I haven't been able to keep those straight for years. Maybe this is just me getting old, but I miss the old days, when you could easily tell that a Pentium is faster than an 80486, and that a Pentium 133 is faster than a Pentium 100.

These days, CPU speed matters less than it did back then, but there still are CPU-hungry applications (I'm looking at you, Autodesk Inventor!), and if I had to put together a PC from scratch (which I think I'll actually sometime this year), I would be kind of lost.


Part of the issue here, I think, is that cpu's are much more complex than they were then. You have a number of different cpu lines with different models on the market at any time.


That is true.

But that does make the decision what CPU is best for a given use case and budget much more complex, too.

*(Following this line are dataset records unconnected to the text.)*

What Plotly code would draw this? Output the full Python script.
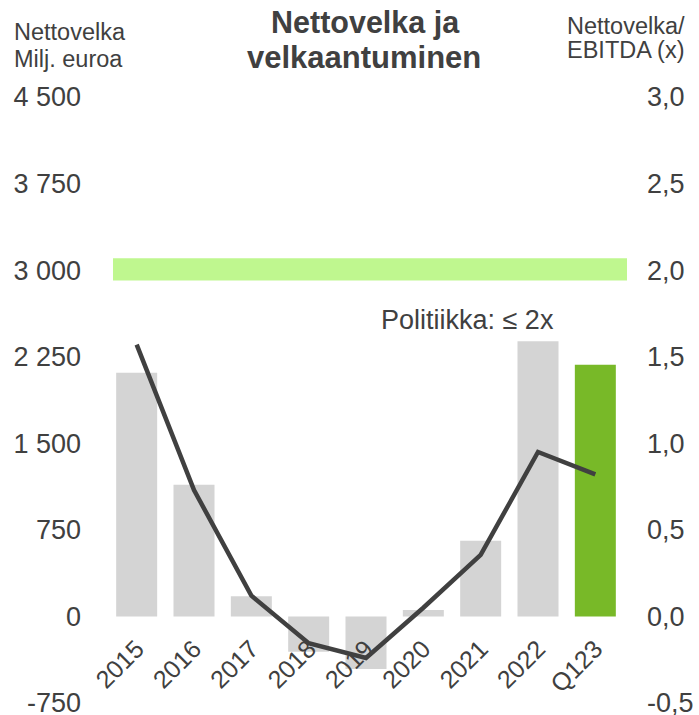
import plotly.graph_objects as go

# ---- data ----
categories = ["2015", "2016", "2017", "2018", "2019", "2020", "2021", "2022", "Q123"]
net_debt = [2110, 1140, 175, -305, -455, 55, 655, 2385, 2180]          # Milj. euroa
leverage = [1.57, 0.73, 0.12, -0.155, -0.24, 0.05, 0.355, 0.95, 0.82]  # Nettovelka/EBITDA (x)
policy_limit = 2.0
left_ticks = [-750, 0, 750, 1500, 2250, 3000, 3750, 4500]
right_ticks = [-0.5, 0.0, 0.5, 1.0, 1.5, 2.0, 2.5, 3.0]
left_tick_text = [f"{v:,}".replace(",", " ") for v in left_ticks]
right_tick_text = [f"{v:.1f}".replace(".", ",") for v in right_ticks]

# ---- layout geometry ----
W, H = 699, 715
ML, MR, MT, MB = 108, 75, 97, 12
PW, PH = W - ML - MR, H - MT - MB


def px(x):
    return (x - ML) / PW


def py(y):
    return 1 - (y - MT) / PH


TXT = "#404040"
FONT = "Liberation Sans, Arial, sans-serif"

bar_colors = ["#d4d4d4"] * (len(categories) - 1) + ["#78b928"]

fig = go.Figure()
fig.add_trace(go.Bar(
    x=categories, y=net_debt, marker=dict(color=bar_colors, line=dict(width=0)),
    yaxis="y", showlegend=False, hoverinfo="x+y",
))
fig.add_trace(go.Scatter(
    x=categories, y=leverage, mode="lines", yaxis="y2",
    line=dict(color="#404040", width=4.5), showlegend=False,
))

lo, hi = left_ticks[0], left_ticks[-1]
fig.update_layout(
    width=W, height=H,
    margin=dict(l=ML, r=MR, t=MT, b=MB, pad=0, autoexpand=False),
    paper_bgcolor="white", plot_bgcolor="white",
    separators=", ",
    bargap=0.285,
    font=dict(family=FONT, color=TXT),
    xaxis=dict(
        type="category", anchor="free", position=(0 - lo) / (hi - lo),
        showline=False, showgrid=False, zeroline=False, ticks="",
        tickangle=-45, tickfont=dict(size=25, color=TXT), ticklabelstandoff=12,
        ticklabeloverflow="allow",
    ),
    yaxis=dict(
        range=[lo, hi], tickvals=left_ticks, ticktext=left_tick_text,
        showgrid=False, zeroline=False, showline=False, ticks="",
        tickfont=dict(size=27, color=TXT), ticklabelstandoff=26,
        ticklabeloverflow="allow",
    ),
    yaxis2=dict(
        range=[right_ticks[0], right_ticks[-1]], tickvals=right_ticks,
        ticktext=right_tick_text,
        overlaying="y", side="right",
        showgrid=False, zeroline=False, showline=False, ticks="",
        tickfont=dict(size=27, color=TXT), ticklabelstandoff=22,
        ticklabeloverflow="allow",
    ),
)

# policy band
fig.add_shape(
    type="rect", xref="paper", yref="y2",
    x0=px(113), x1=px(627), y0=policy_limit - 0.06, y1=policy_limit + 0.068,
    fillcolor="#bff78f", line=dict(width=0), layer="below",
)


def label(text, x, y, size, anchor, bold=False):
    fig.add_annotation(
        text=f"<b>{text}</b>" if bold else text, xref="paper", yref="paper",
        x=px(x), y=py(y), xanchor=anchor, yanchor="middle", showarrow=False,
        font=dict(size=size, color=TXT, family=FONT),
    )


label("Politiikka: \u2264 2x", 379, 320, 27, "left")
label("Nettovelka ja", 365, 23, 30.5, "center", bold=True)
label("velkaantuminen", 364, 57, 31, "center", bold=True)
label("Nettovelka", 12, 32, 23.5, "left")
label("Milj. euroa", 12, 58.5, 23.5, "left")
label("Nettovelka/", 687, 26, 23.5, "right")
label("EBITDA (x)", 687, 50, 23.5, "right")

fig.write_html(
    "out.html",
    config={"displayModeBar": False},
    post_script="document.body.style.margin='0';document.body.style.overflow='hidden';",
)
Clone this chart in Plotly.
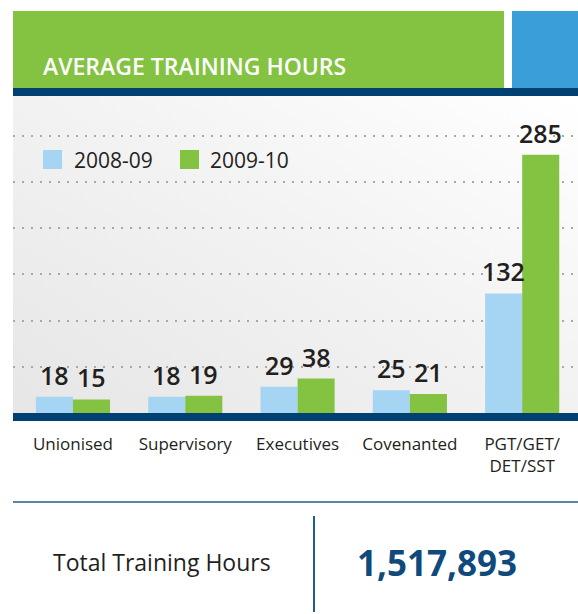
import base64
import plotly.graph_objects as go

# ---- data ----
categories = ["Unionised", "Supervisory", "Executives", "Covenanted", "PGT/GET/<br>DET/SST"]
series_names = ["2008-09", "2009-10"]
values_2008_09 = [18, 18, 29, 25, 132]
values_2009_10 = [15, 19, 38, 21, 285]
chart_title = "AVERAGE TRAINING HOURS"
total_label = "Total Training Hours"
total_value = "1,517,893"

# ---- style ----
W, H = 578, 614
PL, PR, PT, PB = 13, 578, 96, 413  # plot area in px
BLUE_LIGHT = "#a5d5f3"
GREEN = "#83c341"
HEADER_BLUE = "#3a9fd8"
NAVY = "#004172"
TEXT = "#231f20"
FONT = "Open Sans"
BAR_HALF_PX = 18.5


def px_x(px):
    return (px - PL) / (PR - PL)


def px_y(py):
    return (PB - py) / (PB - PT)


fig = go.Figure()
fig.add_trace(go.Bar(
    x=categories, y=values_2008_09, name=series_names[0],
    marker=dict(color=BLUE_LIGHT, line=dict(width=0)), showlegend=False,
))
fig.add_trace(go.Bar(
    x=categories, y=values_2009_10, name=series_names[1],
    marker=dict(color=GREEN, line=dict(width=0)), showlegend=False,
))

# gradient background as svg image
svg = (
    '<svg xmlns="http://www.w3.org/2000/svg" width="565" height="317">'
    '<defs><linearGradient id="g" x1="0" y1="1" x2="1" y2="0">'
    '<stop offset="0" stop-color="#e6e6e6"/>'
    '<stop offset="0.55" stop-color="#f3f3f3"/>'
    '<stop offset="1" stop-color="#ffffff"/>'
    '</linearGradient></defs>'
    '<rect width="565" height="317" fill="url(#g)"/></svg>'
)
img_src = "data:image/svg+xml;base64," + base64.b64encode(svg.encode()).decode()

shapes = [
    dict(type="rect", xref="paper", yref="paper", x0=px_x(13), x1=px_x(504), y0=px_y(88), y1=px_y(11),
         fillcolor=GREEN, line=dict(width=0), layer="below"),
    dict(type="rect", xref="paper", yref="paper", x0=px_x(512), x1=px_x(578), y0=px_y(89), y1=px_y(11),
         fillcolor=HEADER_BLUE, line=dict(width=0), layer="below"),
    dict(type="rect", xref="paper", yref="paper", x0=px_x(13), x1=px_x(578), y0=px_y(96), y1=px_y(88),
         fillcolor=NAVY, line=dict(width=0)),
    dict(type="rect", xref="paper", yref="paper", x0=px_x(13), x1=px_x(578), y0=px_y(421), y1=px_y(413),
         fillcolor=NAVY, line=dict(width=0)),
    dict(type="line", xref="paper", yref="paper", x0=px_x(13), x1=px_x(578), y0=px_y(502), y1=px_y(502),
         line=dict(color="#1e5b8f", width=1.5)),
    dict(type="line", xref="paper", yref="paper", x0=px_x(314), x1=px_x(314), y0=px_y(516), y1=px_y(612),
         line=dict(color="#1e5b8f", width=2)),
    dict(type="rect", xref="paper", yref="paper", x0=px_x(43), x1=px_x(62), y0=px_y(169), y1=px_y(150),
         fillcolor=BLUE_LIGHT, line=dict(width=0)),
    dict(type="rect", xref="paper", yref="paper", x0=px_x(180), x1=px_x(199), y0=px_y(169), y1=px_y(150),
         fillcolor=GREEN, line=dict(width=0)),
]

annotations = [
    dict(text=chart_title, xref="paper", yref="paper", x=px_x(41), y=px_y(66), xanchor="left", yanchor="middle",
         showarrow=False, font=dict(family=FONT, size=23, color="white", weight=600)),
    dict(text=series_names[0], xref="paper", yref="paper", x=px_x(72), y=px_y(160), xanchor="left",
         yanchor="middle", showarrow=False, font=dict(family=FONT, size=21, color=TEXT, weight=500)),
    dict(text=series_names[1], xref="paper", yref="paper", x=px_x(208), y=px_y(160), xanchor="left",
         yanchor="middle", showarrow=False, font=dict(family=FONT, size=21, color=TEXT, weight=500)),
    dict(text=total_label, xref="paper", yref="paper", x=px_x(162), y=px_y(562), xanchor="center",
         yanchor="middle", showarrow=False, font=dict(family=FONT, size=23, color=TEXT)),
    dict(text=total_value, xref="paper", yref="paper", x=px_x(437), y=px_y(562), xanchor="center",
         yanchor="middle", showarrow=False, font=dict(family=FONT, size=35, color="#104a7d", weight=700)),
]

# value labels above bars
label_font = dict(family=FONT, size=25, color=TEXT, weight=600)
for cat, v in zip(categories, values_2008_09):
    annotations.append(dict(text=str(v), x=cat, y=v, xref="x", yref="y", xshift=-BAR_HALF_PX, yshift=3,
                            xanchor="center", yanchor="bottom", showarrow=False, font=label_font))
for cat, v in zip(categories, values_2009_10):
    annotations.append(dict(text=str(v), x=cat, y=v, xref="x", yref="y", xshift=BAR_HALF_PX, yshift=3,
                            xanchor="center", yanchor="bottom", showarrow=False, font=label_font))

fig.update_layout(
    width=W, height=H,
    margin=dict(l=PL, r=W - PR, t=PT, b=H - PB, pad=0),
    paper_bgcolor="white", plot_bgcolor="rgba(0,0,0,0)",
    barmode="group", bargap=0.34, bargroupgap=0,
    shapes=shapes, annotations=annotations,
    images=[dict(source=img_src, xref="paper", yref="paper", x=0, y=1, sizex=1, sizey=1,
                 sizing="stretch", xanchor="left", yanchor="top", layer="below")],
    font=dict(family=FONT, color=TEXT),
    showlegend=False,
)
fig.update_xaxes(
    range=[-0.534, 4.497], showgrid=False, zeroline=False, showline=False, ticks="",
    tickfont=dict(family=FONT, size=17, color=TEXT), ticklabelstandoff=19,
)
fig.update_yaxes(
    range=[0, 350], dtick=51, showgrid=True, gridcolor="#a8a8a8", gridwidth=2,
    griddash="2px,7px", zeroline=False, showticklabels=False, ticks="",
)

fig.write_html(
    "out.html",
    config={"displayModeBar": False},
    post_script="document.body.style.margin='0';document.body.style.overflow='hidden';",
)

(Like I said, the impact of the CPU on overall system performance is less today than twenty years ago for many use cases, so it is not that much of a problem.)


Intel probably intentionally advertises with their weirdo socket names (1156 -> 1155 -> 1150 -> 1151) just to confuse people more. Heck, they probably choose the pin counts in such a strange order just to be more confusing. It's not like they have usable names (Socket H, H2, ...).


A long time ago Intel CPU core codenames were geographic features in or near Oregon.


I remember reading that they choose locations because their names aren't trademark-able. So if you try calling your product SuperCPU, then a competitor rushes to trademark the same name, they could force you to rename it, thus tactically interfere with your marketing plan. But if you call it "Chicago" they can't trademark it because its a place.